Fundamentally, video games offer challenges that board games like Go just doesn’t. Since in video games most of the information is hidden from the players, this leads to the fact that AI cannot perceive the whole picture and make the best move. There’s also more information to process and a huge number of possible moves. The average match contains 80,000 individual frames, during which each character can perform dozens of 170,000 possible actions. Heroes on the board finish an average of 10,000 moves each frame, contributing to the game’s more than 20,000 total dimensions. And each of those heroes — of which there are over 100 — can pick up or purchase hundreds of in-game items. Processing all this data so games can be played at a faster-than-life pace is a huge challenge. To train their algorithms, OpenAI had to corral a massive amount of processing power — some 256 GPUs and 128,000 CPU cores. It’s more complex than it sounds.

AI bot view from Battlefield — Photo from OpenAI

To create these bots, the OpenAI lab turned to a method of machine learning known as deep reinforcement learning — one of three machine learning paradigms.
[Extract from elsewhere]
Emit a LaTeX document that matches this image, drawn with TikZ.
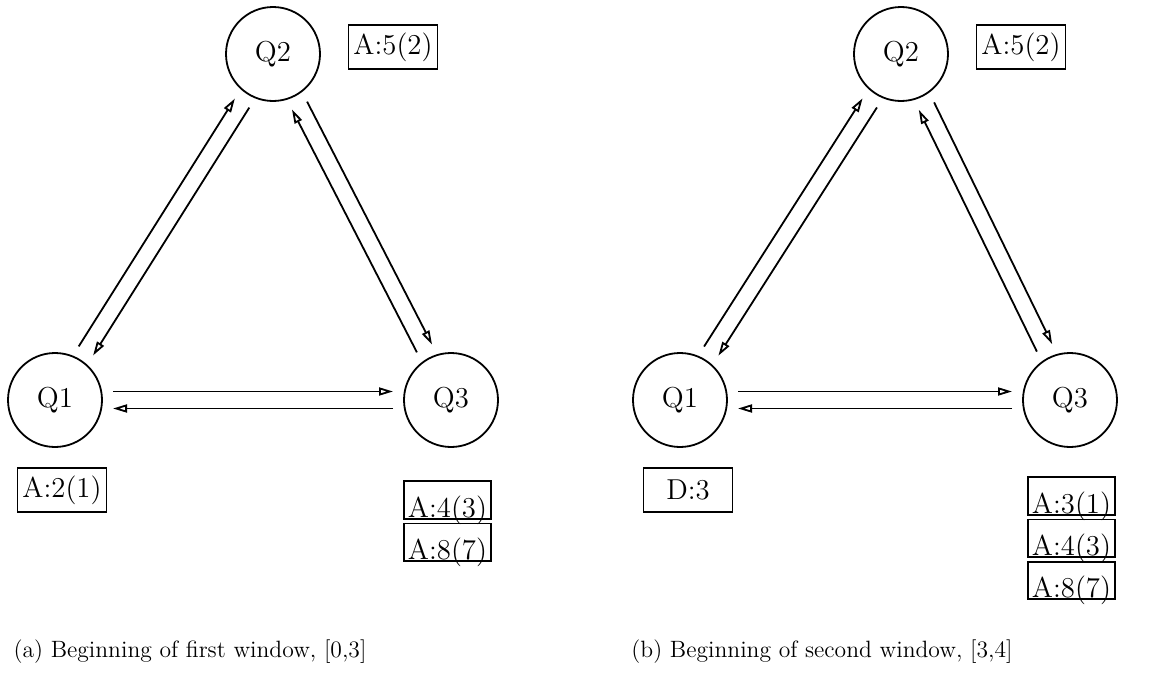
\documentclass[tikz,border=0pt]{standalone}
\usepackage{tikz}
\usetikzlibrary{positioning,calc,arrows.meta}

\tikzset{
  queue/.style={circle,draw,line width=0.9pt,minimum size=47pt,inner sep=0pt},
  tag/.style={draw,line width=0.9pt,minimum width=44.5pt,minimum height=22pt,inner sep=1pt},
  slot/.style={draw,line width=0.9pt,minimum width=43.5pt,text height=17.5pt,text depth=0pt,inner xsep=1pt,inner ysep=0.6pt},
  flow/.style={line width=0.9pt,-{Triangle[open,length=7pt,width=4pt]},shorten <=29pt,shorten >=29pt},
  caption/.style={font=\fontsize{11.8}{14}\selectfont},
}

\begin{document}
\begin{tikzpicture}[x=0.5pt,y=0.5pt,every node/.style={font=\fontsize{14.4}{17}\selectfont}]
  \useasboundingbox (0,0) rectangle (1168,-696);

  % (a) first window
  \node[queue] (a1) at (55,-400) {Q1};
  \node[queue] (a2) at (273,-54) {Q2};
  \node[queue] (a3) at (451,-400) {Q3};
  \node[tag] (a2t) at (393,-47) {A:5(2)};
  \node[tag] (a1t) at (62,-490) {A:2(1)};
  \node[slot] (a3s1) at (447.5,-500) {A:4(3)};
  \node[slot,below=1.5pt of a3s1] (a3s2) {A:8(7)};
  \node[caption] (capa) at (190,-652) {(a) Beginning of first window, [0,3]};

  % (b) second window
  \node[queue] (b1) at (680,-400) {Q1};
  \node[queue] (b2) at (901,-54) {Q2};
  \node[queue] (b3) at (1070,-400) {Q3};
  \node[tag] (b2t) at (1021,-47) {A:5(2)};
  \node[tag] (b1t) at (688,-490) {D:3};
  \node[slot] (b3s1) at (1071.5,-496) {A:3(1)};
  \node[slot,below=1.5pt of b3s1] (b3s2) {A:4(3)};
  \node[slot,below=1.5pt of b3s2] (b3s3) {A:8(7)};
  \node[caption] (capb) at (822,-652) {(b) Beginning of second window, [3,4]};

  % each link is two one-way arrows, offset to their left
  \foreach \s/\t in {a1/a2,a2/a1,a2/a3,a3/a2,a1/a3,a3/a1,b1/b2,b2/b1,b2/b3,b3/b2,b1/b3,b3/b1}
    \draw[flow] ($(\s)!4.25pt!90:(\t)$) -- ($(\t)!4.25pt!-90:(\s)$);
\end{tikzpicture}
\end{document}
This is a very simple technique that can lead to very complex behavior. Everything works on trial and error, these AI bots are placed in a virtual environment where they learn how to achieve their goals. Programmers set what are called reward functions (awarding bots points for things like killing an enemy, destroying a tower, assisting, their net worth, last mile hits, etc.), and then they leave the AI bots to play themselves over and over again.

OpenAI’s training framework — Rapid — consists of two parts: a set of rollout workers that run a copy of Dota 2 and an LSTM network, and optimizer nodes that perform synchronous gradient descent across a fleet of graphics cards. As the rollout workers gain experience, they inform the optimizer nodes, and another set of workers compare the trained LSTM networks (agents) to reference agents. To self-improve, OpenAI Five plays 180 years’ worth of games every day — 80% against itself and 20% against past selves — on 256 Nvidia Tesla P100 graphics cards and 128,000 processor cores on Google’s Cloud Platform.

From the evening of April 18th through the 21st, anybody with an internet connection had the chance to play against OpenAI’s bot — the same one that defeated the world champion team. The results were unsurprising, to say the least: it obliterated the competition, winning 7,215 competitive games and boasting a 99.4% victory rate overall. It only lost 42 competitive games over the weekend. Moreover, it is worth noting that there are things that these bots still do not know how to do, for example, to make stacks of forest creeps, but they are already winning over real people with such an advantage.

These bots show that there are things that they can do better than people, much better, for example, they learn everything faster, but still, there are qualities that they inferior us. However, if used properly, they can make our lives much brighter and better. Our main threat will always be only the man himself because these bots are created only by our hands. So let us only create the beautiful and make our planet better, at least restore its previous state, when nature did not suffer from us so much.